* start *

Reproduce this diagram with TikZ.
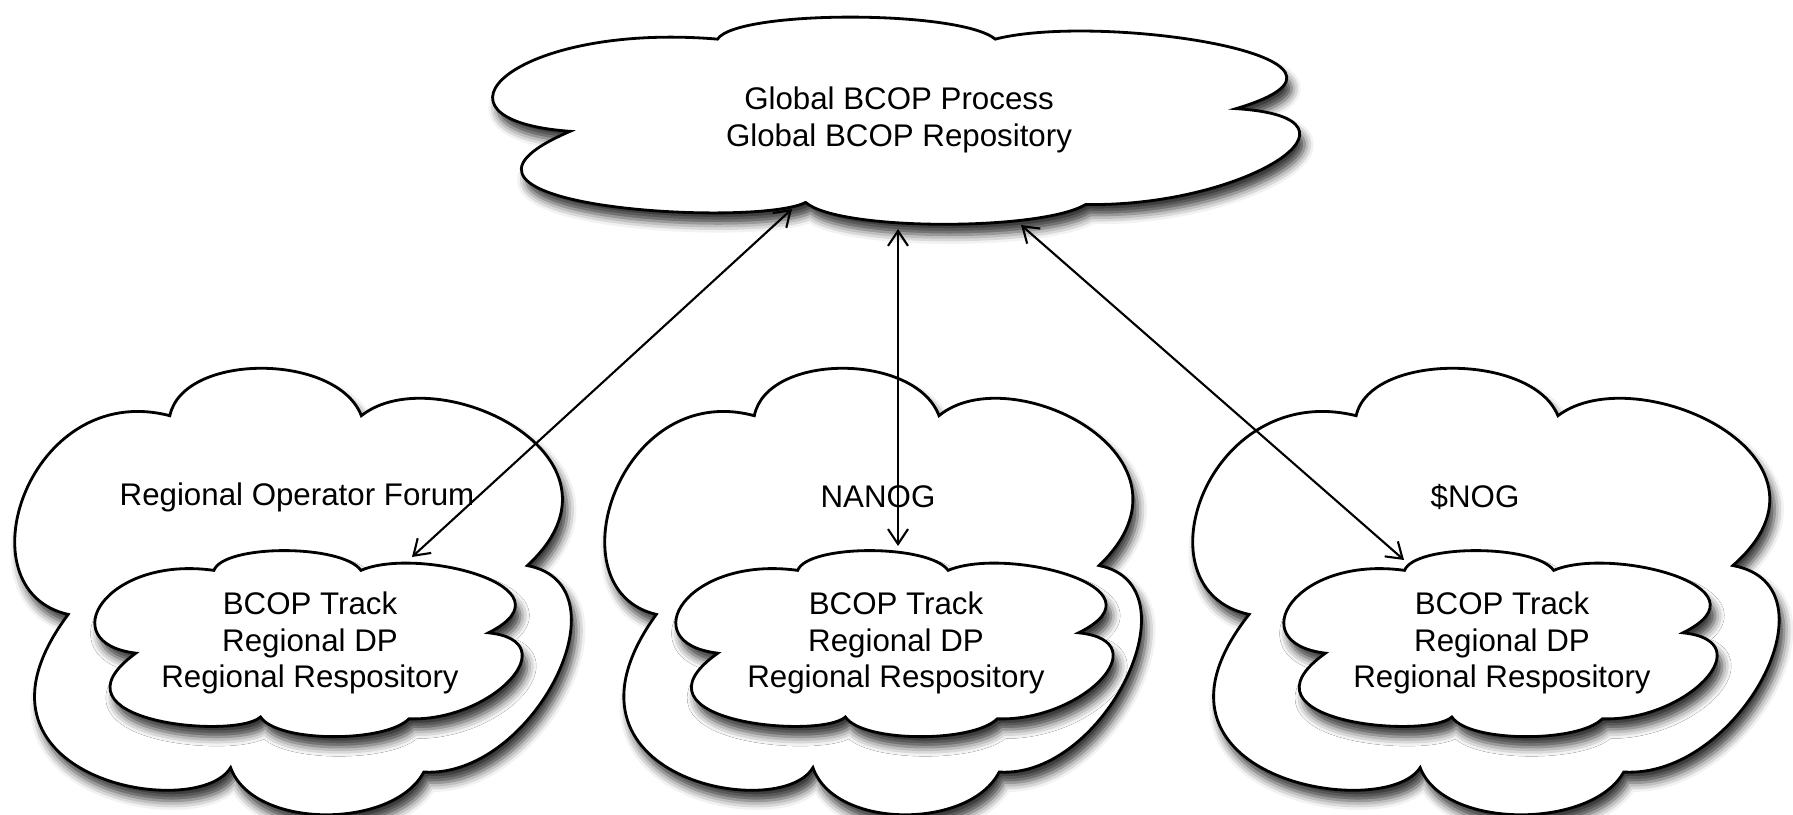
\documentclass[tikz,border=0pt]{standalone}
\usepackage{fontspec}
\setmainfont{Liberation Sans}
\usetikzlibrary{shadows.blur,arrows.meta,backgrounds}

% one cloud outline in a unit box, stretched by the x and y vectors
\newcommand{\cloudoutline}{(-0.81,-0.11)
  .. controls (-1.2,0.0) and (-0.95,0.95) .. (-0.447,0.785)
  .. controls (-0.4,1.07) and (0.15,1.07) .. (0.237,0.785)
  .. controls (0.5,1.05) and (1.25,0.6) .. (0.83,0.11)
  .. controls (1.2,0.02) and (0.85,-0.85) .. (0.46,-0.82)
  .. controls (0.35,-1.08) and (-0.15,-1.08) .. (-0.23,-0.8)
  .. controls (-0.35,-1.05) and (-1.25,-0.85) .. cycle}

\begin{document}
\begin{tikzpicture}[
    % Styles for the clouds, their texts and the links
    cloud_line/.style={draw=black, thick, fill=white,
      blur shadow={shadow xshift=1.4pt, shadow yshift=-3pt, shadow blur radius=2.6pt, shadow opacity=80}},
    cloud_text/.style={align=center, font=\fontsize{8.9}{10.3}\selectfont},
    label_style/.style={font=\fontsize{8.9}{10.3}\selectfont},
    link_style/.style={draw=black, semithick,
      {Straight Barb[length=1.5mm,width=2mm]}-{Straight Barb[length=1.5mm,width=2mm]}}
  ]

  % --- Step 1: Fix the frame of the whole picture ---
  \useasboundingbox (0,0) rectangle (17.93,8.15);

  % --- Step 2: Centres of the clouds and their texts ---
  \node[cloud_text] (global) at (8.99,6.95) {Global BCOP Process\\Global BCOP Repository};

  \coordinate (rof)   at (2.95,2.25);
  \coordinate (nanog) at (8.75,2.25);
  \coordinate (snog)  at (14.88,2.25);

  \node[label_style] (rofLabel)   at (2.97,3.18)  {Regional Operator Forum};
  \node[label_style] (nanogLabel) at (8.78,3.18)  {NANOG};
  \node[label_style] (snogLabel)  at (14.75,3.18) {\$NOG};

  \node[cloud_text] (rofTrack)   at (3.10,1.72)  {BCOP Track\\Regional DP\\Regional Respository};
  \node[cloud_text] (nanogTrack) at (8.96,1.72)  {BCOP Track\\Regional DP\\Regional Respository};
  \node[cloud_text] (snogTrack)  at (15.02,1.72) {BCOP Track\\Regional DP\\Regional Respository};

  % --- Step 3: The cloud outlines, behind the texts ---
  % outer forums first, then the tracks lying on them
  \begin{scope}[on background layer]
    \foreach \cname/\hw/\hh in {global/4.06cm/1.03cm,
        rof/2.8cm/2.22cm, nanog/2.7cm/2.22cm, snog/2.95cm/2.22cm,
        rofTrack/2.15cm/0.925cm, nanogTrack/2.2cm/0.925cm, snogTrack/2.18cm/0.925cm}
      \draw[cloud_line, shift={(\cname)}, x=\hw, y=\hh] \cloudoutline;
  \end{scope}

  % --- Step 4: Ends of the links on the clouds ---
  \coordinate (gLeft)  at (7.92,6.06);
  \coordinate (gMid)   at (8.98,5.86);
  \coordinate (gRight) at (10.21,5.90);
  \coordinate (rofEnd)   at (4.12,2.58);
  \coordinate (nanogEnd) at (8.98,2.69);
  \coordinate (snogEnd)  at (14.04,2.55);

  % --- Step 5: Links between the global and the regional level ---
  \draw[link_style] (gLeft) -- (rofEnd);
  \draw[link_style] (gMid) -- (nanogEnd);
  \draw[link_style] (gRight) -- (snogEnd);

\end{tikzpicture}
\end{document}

* end *

Problem to work on: The lines from the start of the data through the line that contains "controls (-0.35,-1.05) and" are to be returned exactly, please, with both ends included and every picture left out.

Response:
Reproduce this diagram with TikZ.
\documentclass[tikz,border=0pt]{standalone}
\usepackage{fontspec}
\setmainfont{Liberation Sans}
\usetikzlibrary{shadows.blur,arrows.meta,backgrounds}

% one cloud outline in a unit box, stretched by the x and y vectors
\newcommand{\cloudoutline}{(-0.81,-0.11)
  .. controls (-1.2,0.0) and (-0.95,0.95) .. (-0.447,0.785)
  .. controls (-0.4,1.07) and (0.15,1.07) .. (0.237,0.785)
  .. controls (0.5,1.05) and (1.25,0.6) .. (0.83,0.11)
  .. controls (1.2,0.02) and (0.85,-0.85) .. (0.46,-0.82)
  .. controls (0.35,-1.08) and (-0.15,-1.08) .. (-0.23,-0.8)
  .. controls (-0.35,-1.05) and (-1.25,-0.85) .. cycle}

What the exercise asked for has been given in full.